Greenview Ave

Today Greenview (originally Park Ave) is really just an extension of Pinecrest Rd (originally John St), but it is not named as that because historically Greenview consisted of the section from Howe (then Dufferin) to Don (then Cameron). (See A street by any other name). As explained in the post about “Lorne Green Way“:

Greenview 1976

In his 1879 plan for Britanniaville LeBreton Ross had planned to call this road West St, but nothing came of it.


This is the original section of what was named Park Ave, created about 1910 as part of the Jamieson Estates. The “about” reflects the fact that the practice at the time was to start building cottages and houses off of a planned street, then at some point later petition the County to actually create the street.

In amalgamation with the City in 1950 it was necessary to change the name as the City already had a Park Av. The initial proposal was to name it Lafreniere*, but then the name Greenview was adopted instead, according to a 2005 City report this was to honour the actor Lorne Greene who supposedly had resided on Park Ave, although actually he probably never had, at least not as a permanent resident, although he almost certainly spent a great deal of time there at his parents cottage.

In 1979 Greenview was extended to (or from) Carling to provide alternative connection to Britannia Park as the traffic through the neighbourhood had gotten excessive. An undated City of Ottawa map shows a single street extending from Howe to Carling although in 1979 it angles into the park, so who knows what that’s all about.

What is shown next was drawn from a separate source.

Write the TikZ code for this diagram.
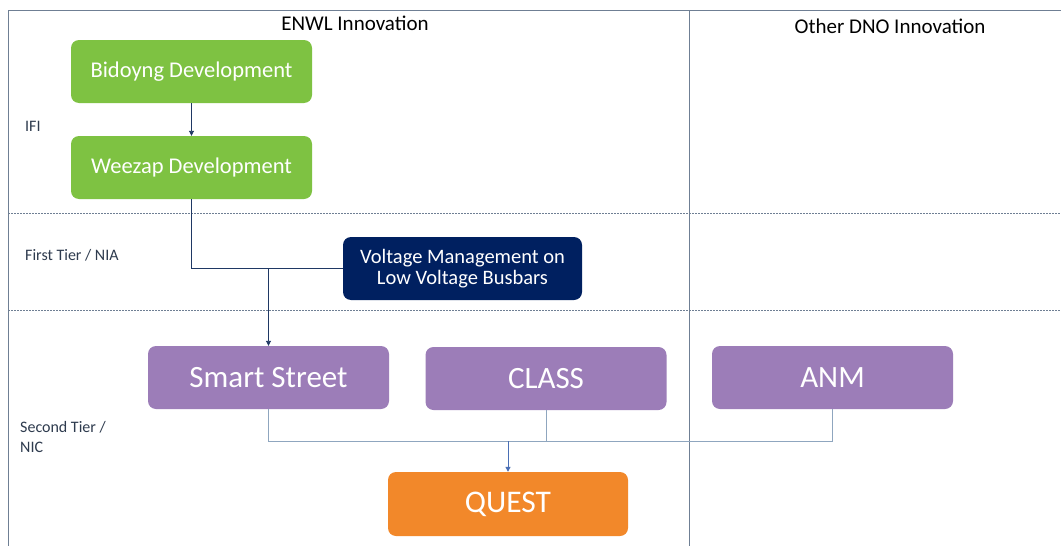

This left Greenview in two unconnected sections and this created problems for emergency response crews. As a result it was proposed to rename one or the other section. The North section residents weren’t keen as the name honoured the Green family.

The south section residents were also not interested as they wanted a stable address. They proposed that the north section be renamed Lorne Green Way as a way of addressing the concerns of the north section residents, which is what was done.


*Presumably for Napoleon Lafrenière, a local restaurantaur c. 1900 who had owned a half dozen lots in Belltown.